There’s the recipe for Hell’s Kitchen ham and pear crisp — arguably the best sandwich in the city — and the restaurant’s world-famous homemade peanut butter.
Along with those recipes and more than 150 others from Mitch Omer, chef-owner of Hell’s Kitchen, there’s an engaging story about Omer’s battle with mental illness, drug addiction and obesity told by Ann Bauer, a writer and former food editor at Minnesota Monthly who now lives near Seattle, Wash.
Bauer met Omer and his wife Cynthia, who is his business partner and the brains behinds the restaurant’s clever branding, in the fall of 2004. The three became fast friends.
“Sometimes you meet those people who are just authentically a part of your life from the moment they enter it — and that’s how they were,” Bauer said in a recent interview. “It was like I had met my older brother.”
Besides admiring his approach to food, Bauer has come away with an appreciation for many of his other qualities. Though he can be notoriously difficult to deal with at times, she said he inspires her to keep stepping out of her comfort zone.
“He kind of reminds me not to get humdrum and middle aged and stuck into watching the same TV show every week, because there is so much more,” she said.
Besides finding a lot of great recipes from Hell’s Kitchen, his family and his stints at other Minneapolis restaurants (including Pracna on Main and the old New French Café), she hopes readers take away something else from reading Omer’s story.
“I would love for them to come away with what I came away with, which is anything is possible,” she said. “… [Mitch] is someone who lets you know that anything is possible. You can be living in Ely, Minn., hanging out at the bike shop because you’re too heavy to go work anywhere, living in poverty, feeling suicidal and doing drugs and seeing no future. And five years later you can pick yourself up and find a number of solutions and put them all together and be someone else entirely. To me this is a story that it’s never too late.”
Omer said he’s not shy about sharing his struggles over the years. The more open he has been about his mental illness, the more other people have been willing to share their own troubles with him, he said. His mom Annie, a Hell’s Kitchen regular and maker of the restaurant’s cookie brittle, refers to the book as an “expose,” he said.
He is quick to give credit to his wife Cynthia, long-time business partner Steve Meyer and hard-working managers and servers for the restaurant’s success.
Omer also singles out acclaimed chef Jacques Pépin, with whom he studied, as an important mentor in his life.
“He always told me to compensate and adjust,” he said. Besides recipes, the phrase is a good motto for many situations in life.

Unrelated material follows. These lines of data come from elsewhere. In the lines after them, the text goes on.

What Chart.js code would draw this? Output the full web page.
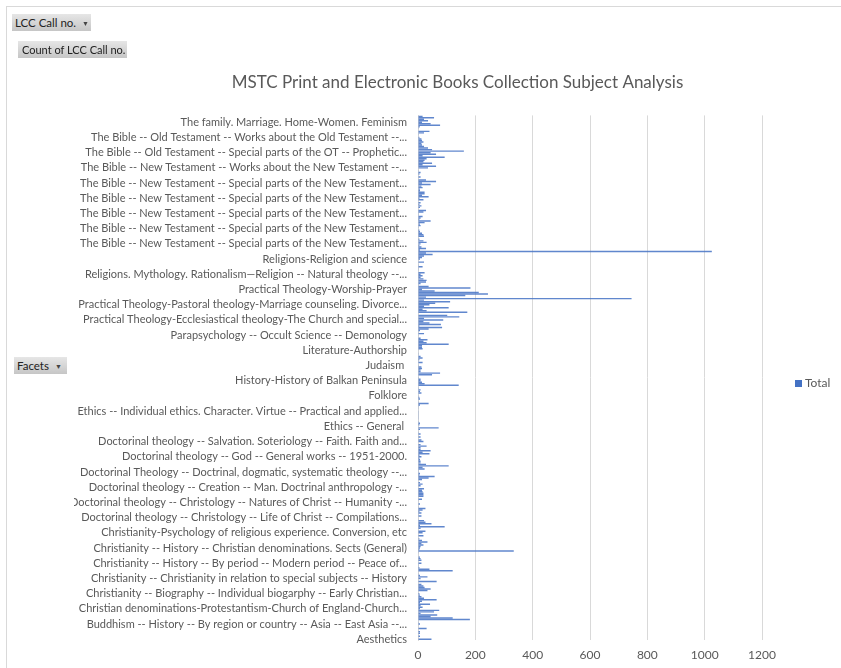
<!DOCTYPE html>
<html>
<head>
<meta charset="utf-8">
<script src="https://cdn.jsdelivr.net/npm/chart.js@4.4.1/dist/chart.umd.min.js"></script>
<style>
  html, body { margin: 0; padding: 0; background: #fff; }
  body { width: 841px; height: 668px; position: relative; overflow: hidden; font-family: Lato, 'Open Sans', sans-serif; }
  .frame { position: absolute; left: 6px; top: 6px; width: 900px; height: 700px; border-left: 1px solid #d9d9d9; border-top: 1px solid #d9d9d9; }
  .pbtn { position: absolute; height: 17px; line-height: 17px; font-size: 11.5px; color: #222; padding: 0 3px;
          background: linear-gradient(#e6e6e6, #c6c6c6); box-sizing: border-box; white-space: nowrap; }
  .pbtn .arr { font-size: 7px; color: #444; margin-left: 6px; position: relative; top: -1px; }
  #wrap { position: absolute; left: 0; top: 0; width: 841px; height: 668px; }
  .legend { position: absolute; left: 795px; top: 375px; font-size: 12px; color: #595959; }
  .legend i { display: inline-block; width: 7px; height: 7px; background: #4472C4; margin-right: 3px; }
</style>
</head>
<body>
<div class="frame"></div>
<div id="wrap"><canvas id="cv"></canvas></div>
<div class="pbtn" style="left:12px;top:14px;width:79px;">LCC Call no.<span class="arr">&#9660;</span></div>
<div class="pbtn" style="left:18px;top:41px;width:109px;padding-left:4px;font-size:11px;">Count of LCC Call no.</div>
<div class="pbtn" style="left:14px;top:357px;width:53px;">Facets<span class="arr">&#9660;</span></div>
<div class="legend"><i></i>Total</div>
<script>
  // Facet names shown on the axis (every 10th category), top to bottom
  const shownFacets = [
    'The family. Marriage. Home-Women. Feminism',
    'The Bible -- Old Testament -- Works about the Old Testament --...',
    'The Bible -- Old Testament -- Special parts of the OT -- Prophetic...',
    'The Bible -- New Testament -- Works about the New Testament --...',
    'The Bible -- New Testament -- Special parts of the New Testament...',
    'The Bible -- New Testament -- Special parts of the New Testament...',
    'The Bible -- New Testament -- Special parts of the New Testament...',
    'The Bible -- New Testament -- Special parts of the New Testament...',
    'The Bible -- New Testament -- Special parts of the New Testament...',
    'Religions-Religion and science',
    'Religions. Mythology. Rationalism\u2014Religion -- Natural theology --...',
    'Practical Theology-Worship-Prayer',
    'Practical Theology-Pastoral theology-Marriage counseling. Divorce...',
    'Practical Theology-Ecclesiastical theology-The Church and special...',
    'Parapsychology -- Occult Science -- Demonology',
    'Literature-Authorship',
    'Judaism ',
    'History-History of Balkan Peninsula',
    'Folklore',
    'Ethics -- Individual ethics. Character. Virtue -- Practical and applied...',
    'Ethics -- General ',
    'Doctorinal theology -- Salvation. Soteriology -- Faith. Faith and...',
    'Doctorinal theology -- God -- General works -- 1951-2000.',
    'Doctorinal Theology -- Doctrinal, dogmatic, systematic theology --...',
    'Doctorinal theology -- Creation -- Man. Doctrinal anthropology -...',
    'Doctorinal theology -- Christology -- Natures of Christ -- Humanity -...',
    'Doctorinal theology -- Christology -- Life of Christ -- Compilations...',
    'Christianity-Psychology of religious experience. Conversion, etc',
    'Christianity -- History -- Christian denominations. Sects (General)',
    'Christianity -- History -- By period -- Modern period -- Peace of...',
    'Christianity -- Christianity in relation to special subjects -- History',
    'Christianity -- Biography -- Individual biogarphy -- Early Christian...',
    'Christian denominations-Protestantism-Church of England-Church...',
    'Buddhism -- History -- By region or country -- Asia -- East Asia --...',
    'Aesthetics'
  ];

  // Count of LCC Call no. per facet, read top to bottom in five blocks
  const countsBibleFamily = [16,56,21,35,14,44,77,6,1,2, 40,21,1,2,5,12,14,19,12,14,
    21,35,49,160,44,63,16,93,30,23, 19,49,16,63,35,2,1,9,5,2, 9,2,28,63,14,44,12,16,7,7,
    23,23,14,37,5,19,2,9,5,12, 7,2,28,19,1,1,16,9];
  const countsReligionPractical = [5,44,23,7,9,1,2,5,7,14, 19,21,2,5,19,30,9,5,12,28, 7,1025,
    28,51,21,14,7,2,21,2,1,16, 1,1,2,23,9,16,9,19,30,28, 9,1,37,183,14,58,212,244,165,28, 745,
    21,112,60,40,21,107,16,30,172,2,102,144,21,88,19,40,80,5];
  const countsParapsychEthics = [84,37,7,1,21,1,2,9,33,19, 30,107,14,14,16,2,2,1,1,9,
    16,5,1,16,2,1,12,14,9,9, 77,49,2,1,9,9,14,23,142,2, 1,9,7,12,2,1,5,7,2,1,
    37,7,1,1,2,1,1,1,1,1, 1,2,1,7,5,2,72,7,2,1];
  const countsDoctrinal = [9,2,9,2,12,19,2,9,30,9, 9,44,16,40,5,12,5,7,9,9, 28,107,16,23,1,1,7,5,58,37,
    14,2,7,16,9,2,21,14,16,19, 19,19,2,14,1,2,7,2,1,26, 16,5,12,1,12,2,1,21,26,47, 7,93,9,2,26,16,2,19,2,5];
  const countsChristianity = [14,33,12,19,9,7,5,334,1,2, 2,7,9,12,2,12,1,1,5,40, 121,2,1,7,33,9,2,65,2,12,
    19,23,44,33,2,5,7,12,21,65, 14,7,42,9,16,7,74,56,9,67, 44,121,181,2,1,7,2,2,30,2, 7,7,2,7,2,47];

  const xTicks = [0, 200, 400, 600, 800, 1000, 1200];
  const labelEvery = 10;

  const counts = [].concat(countsBibleFamily, countsReligionPractical, countsParapsychEthics,
    countsDoctrinal, countsChristianity);
  const n = counts.length;
  // every 10th facet (counted from the bottom) carries its name on the axis
  const categories = counts.map((_, j) => {
    const fromBottom = n - 1 - j;
    if (fromBottom % labelEvery !== 0) return '';
    return shownFacets[shownFacets.length - 1 - fromBottom / labelEvery] || '';
  });

  const FONT = 'Lato, "Open Sans", sans-serif';
  new Chart(document.getElementById('cv'), {
    type: 'bar',
    data: {
      labels: categories,
      datasets: [{ label: 'Total', data: counts, backgroundColor: 'rgba(68,114,196,0.85)',
        barPercentage: 0.95, categoryPercentage: 1 }]
    },
    options: {
      indexAxis: 'y',
      responsive: true, maintainAspectRatio: false, animation: false,
      layout: { padding: { left: 74, right: 0, top: 0, bottom: 0 } },
      plugins: {
        legend: { display: false },
        tooltip: { enabled: false },
        title: {
          display: true,
          text: 'MSTC Print and Electronic Books Collection Subject Analysis',
          color: '#595959',
          font: { family: FONT, size: 17, weight: 'normal' },
          padding: { top: 72, bottom: 23 }
        }
      },
      scales: {
        x: {
          min: xTicks[0], max: xTicks[xTicks.length - 1],
          afterBuildTicks: (s) => { s.ticks = xTicks.map((v) => ({ value: v })); },
          afterFit: (s) => { s.height = 28; },
          grid: { color: '#d9d9d9', drawTicks: false },
          border: { display: false },
          ticks: { color: '#595959', padding: 8, font: { family: FONT, size: 12 },
            callback: (v) => String(v) }
        },
        y: {
          afterFit: (s) => { s.width = 344; },
          grid: { display: false, drawTicks: false },
          border: { display: true, color: '#d9d9d9' },
          ticks: { autoSkip: false, color: '#595959', padding: 11, font: { family: FONT, size: 11 } }
        },
        // empty strip on the right that leaves room for the legend
        side: {
          type: 'linear', position: 'right', display: true,
          afterFit: (s) => { s.width = 79; },
          grid: { display: false, drawTicks: false },
          border: { display: false },
          ticks: { display: false }
        }
      }
    }
  });
</script>
</body>
</html>
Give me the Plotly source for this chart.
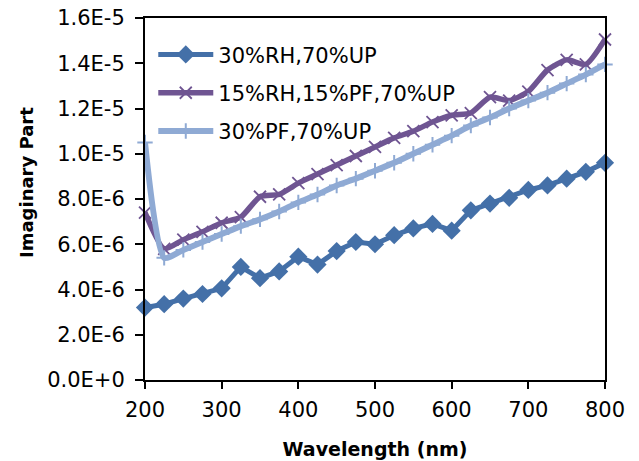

Pepin had this to say of Omer in promotional materials for the new book: “Mitch Omer’s life makes Anthony Bourdain’s look like he was an altar boy. Mitch’s individualistic, personal and idiosynscratic cooking is that of a man who is larger than life, big-hearted, generous, and wild. It’s evident that he genuinely loves life and nature.”
Where: You can purchase “Damn Good Food,” published by Borealis Books, at Hell’s Kitchen, 80 S. 9th St., and at area bookstores
and online retailers
Hot spots for Halloween
Speaking of Hell’s Kitchen, the restaurant is hosting a special Halloween event called Carnivale of the Bizarre on Oct. 31 featuring the “weird and maniacal” Dr. Tinkerpaw, dark gothic versions of ’80s pop songs, a costume contest and much more. There is no cover for the festivities, which start at 9 p.m.
Down the street, the
W Minneapolis–The Foshay, 821 Marquette Ave., is inviting guests to walk its Red Carpet to Hell on Halloween. The W is giving away thousands of dollars worth of prizes, including a free night stay at the hotel and sports tickets. There will be live music, Halloween cocktails and a costume contest for the following categories: best celeb lookalike, sexiest female, cheesiest male, best diva, cross dresser, drag queen, scariest, tackiest, most creative, best duo and best group. The partying starts at 9 p.m.
At the new Warehouse District hotspot OM, 401 1st Ave. N., there will be a “Ripped from the Headlines” costume contest. The festivities get going at 9 p.m.
Ignite Models Inc. in the North Loop will host a Costumes & Couture Halloween Bash at its studio at 600 Washington Ave. N. Uptown boutique Design Collective will host a runway show featuring fashions by local designers.